Gazeteci Ümit Kıvanç, Cumhuriyet Gazetesi'ne yapılan operasyonu değerlendirdi:

"Cumhuriyet’ten tutuklananlar arasında iki kişiyi şahsen iyi tanıyorum. Turhan Günay ve Kadri Gürsel. İkisinin de, iktidar ve hizmetkârlarının “terör” dediği şeyle uzaktan yakından alâkası olamaz. Herhangi bir “darbe” ile alâkaları olamaz. Kadri güncel siyasî yazılar yazan bir gazeteci, iktidarın sert eleştiricilerinden, haydi ona bu yüzden taktılar diyelim, (“ufaklık”) Turhan kitap eki yönetiyor, ona kim niye takar, anlamak imkânsız.

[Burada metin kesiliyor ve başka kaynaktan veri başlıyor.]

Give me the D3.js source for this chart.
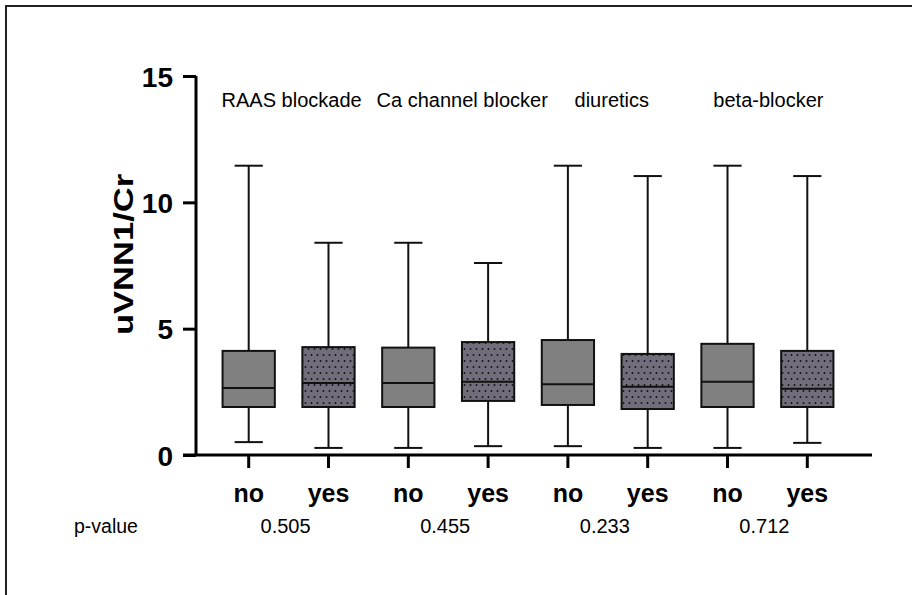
<!DOCTYPE html>
<html>
<head>
<meta charset="utf-8">
<script src="https://cdn.jsdelivr.net/npm/d3@7"></script>
<style>
  body { margin: 0; background: #fff; }
  svg text { font-family: "Liberation Sans", Arial, sans-serif; fill: #000; }
</style>
</head>
<body>
<svg id="chart" width="912" height="595"></svg>
<script>
// groups and the two boxes per group
const groups = ["RAAS blockade", "Ca channel blocker", "diuretics", "beta-blocker"];
const levels = ["no", "yes"];
const pValues = ["0.505", "0.455", "0.233", "0.712"];
const yTicks = [0, 5, 10, 15];

// box stats in group order, no/yes alternating
const whiskerMin = [0.51, 0.28, 0.28, 0.35, 0.35, 0.28, 0.28, 0.48];
const q1 = [1.9, 1.9, 1.9, 2.14, 1.98, 1.82, 1.9, 1.9];
const median = [2.65, 2.85, 2.85, 2.9, 2.8, 2.7, 2.9, 2.62];
const q3 = [4.12, 4.27, 4.25, 4.47, 4.55, 4.0, 4.4, 4.12];
const whiskerMax = [11.45, 8.4, 8.4, 7.6, 11.45, 11.04, 11.45, 11.04];

const margin = { top: 76, left: 196, right: 52, bottom: 140 };
const width = 912 - margin.left - margin.right;
const height = 595 - margin.top - margin.bottom;

const svg = d3.select("#chart");

// outer frame, cut off at right and bottom like the source image
svg.append("path")
  .attr("d", "M6,600 L6,6 L920,6")
  .attr("fill", "none")
  .attr("stroke", "#222")
  .attr("stroke-width", 2);

const defs = svg.append("defs");
const pat = defs.append("pattern")
  .attr("id", "dots")
  .attr("patternUnits", "userSpaceOnUse")
  .attr("width", 6)
  .attr("height", 12);
pat.append("rect").attr("width", 6).attr("height", 12).attr("fill", "#716d7a");
pat.append("circle").attr("cx", 1.5).attr("cy", 3).attr("r", 0.95).attr("fill", "#111");
pat.append("circle").attr("cx", 4.5).attr("cy", 9).attr("r", 0.95).attr("fill", "#111");

const g = svg.append("g").attr("transform", `translate(${margin.left},${margin.top})`);

const boxes = [];
groups.forEach((grp, gi) => {
  levels.forEach((lv, li) => {
    const i = gi * 2 + li;
    boxes.push({
      key: grp + "|" + lv, group: grp, level: lv,
      min: whiskerMin[i], q1: q1[i], med: median[i], q3: q3[i], max: whiskerMax[i]
    });
  });
});

const x = d3.scaleBand()
  .domain(boxes.map(d => d.key))
  .range([13, 651])
  .paddingInner(0.345)
  .paddingOuter(0.17);

const y = d3.scaleLinear().domain([0, 15]).range([height, 0]);

const bw = x.bandwidth();
const cx = d => x(d.key) + bw / 2;

// y axis
const yAxis = g.append("g")
  .call(d3.axisLeft(y).tickValues(yTicks).tickSize(13).tickPadding(10).tickSizeOuter(0));
yAxis.select(".domain").attr("stroke-width", 3).attr("d", `M0,${height}V0`);
yAxis.selectAll(".tick line").attr("stroke-width", 3);
yAxis.selectAll(".tick text")
  .style("font-size", "28px").style("font-weight", "bold").attr("dy", "0.36em");

// x axis
const xAxis = g.append("g")
  .attr("transform", `translate(0,${height})`)
  .call(d3.axisBottom(x).tickSize(13).tickPadding(16).tickSizeOuter(0)
    .tickFormat(k => k.split("|")[1]));
xAxis.select(".domain").attr("stroke-width", 3).attr("d", `M-13,0H${width + 12}`);
xAxis.selectAll(".tick line").attr("stroke-width", 3);
xAxis.selectAll(".tick text")
  .style("font-size", "25px").style("font-weight", "bold");

// y label (the source lettering is stretched along its length)
g.append("text")
  .attr("transform", `translate(-63,${y(7.5) - 11}) rotate(-90) scale(1.28,1)`)
  .attr("text-anchor", "middle")
  .style("font-size", "27px")
  .style("font-weight", "bold")
  .text("uVNN1/Cr");

// boxes
const box = g.selectAll(".box").data(boxes).enter().append("g").attr("class", "box");

box.append("line")
  .attr("x1", cx).attr("x2", cx)
  .attr("y1", d => y(d.max)).attr("y2", d => y(d.min))
  .attr("stroke", "#111").attr("stroke-width", 2);

box.append("line")
  .attr("x1", d => cx(d) - bw * 0.27).attr("x2", d => cx(d) + bw * 0.27)
  .attr("y1", d => y(d.max)).attr("y2", d => y(d.max))
  .attr("stroke", "#111").attr("stroke-width", 2);

box.append("line")
  .attr("x1", d => cx(d) - bw * 0.27).attr("x2", d => cx(d) + bw * 0.27)
  .attr("y1", d => y(d.min)).attr("y2", d => y(d.min))
  .attr("stroke", "#111").attr("stroke-width", 2);

box.append("rect")
  .attr("x", d => x(d.key))
  .attr("y", d => y(d.q3))
  .attr("width", bw)
  .attr("height", d => y(d.q1) - y(d.q3))
  .attr("fill", d => d.level === "no" ? "#808080" : "url(#dots)")
  .attr("stroke", "#111")
  .attr("stroke-width", 2);

box.append("line")
  .attr("x1", d => x(d.key)).attr("x2", d => x(d.key) + bw)
  .attr("y1", d => y(d.med)).attr("y2", d => y(d.med))
  .attr("stroke", "#111").attr("stroke-width", 2);

// group centres
const groupCenter = grp => (cx(boxes.find(b => b.group === grp && b.level === "no")) +
  cx(boxes.find(b => b.group === grp && b.level === "yes"))) / 2;
const labelShift = { "RAAS blockade": 3, "Ca channel blocker": 14, "diuretics": 4, "beta-blocker": 1 };

g.selectAll(".grp-label").data(groups).enter().append("text")
  .attr("class", "grp-label")
  .attr("x", d => groupCenter(d) + (labelShift[d] || 0))
  .attr("y", 31)
  .attr("text-anchor", "middle")
  .style("font-size", "20px")
  .text(d => d);

// p-values
g.append("text")
  .attr("x", -122)
  .attr("y", height + 78)
  .style("font-size", "19.5px")
  .text("p-value");

g.selectAll(".pval").data(groups).enter().append("text")
  .attr("class", "pval")
  .attr("x", d => groupCenter(d) - 3)
  .attr("y", height + 78)
  .attr("text-anchor", "middle")
  .style("font-size", "20px")
  .text((d, i) => pValues[i]);
</script>
</body>
</html>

İktidar propaganda aygıtında mesai yapan muhterem zevattan ikisini de tanıyanlar çıkar muhtemelen. Kimse değilse Abdülkadir Selvi, uzun süre televizyonda tartıştığı, program aralarında muhtemelen çay içip sohbet ettiği Kadri’yi tanıyordur. Kadri’nin doğru dürüst bir çoğulcu demokrasi dışında derdi olmadığını çok iyi biliyordur. Turhan’ı da kitap âlemiyle ilgisi olan herkes tanır.

Yazar Sema Kaygusuz, Turhan için şöyle bir tweet attı: “Hayatımda tanıdığım en çelebi kişiliktir Turhan Günay. Kitaplara kuşa dokunur gibi dokunur, yazara şefkat duyar. Şimdi arkadaşlarıyla hapiste.”

Her kelimesine katılırım. Eğer bir insan Turhan’ı tanıyıp da ona kötülük etmeyi düşünmüşse, o insanı tereddütsüz hayatınızdan silebilirsiniz. Bu faslı bu yazının sonuna ekledim, çünkü yalanın hükümranlığı bir yandan da ciddî bir insanî sorun, bir ahlâk sorunudur.

Behey iktidar hizmetkârları, aranızda bu yalan, riya, fırsatçılık furyasından, gaddarlıktan, acımasızlıktan rahatsız olan kimse mi yoktur? Parçası, aleti, aktörü ve figüranı olduğunuz kirli oyun hiçbirinizin hiçbir yerini mi kirletmiyor? Siz hangi malzemeden yapılmasınız?"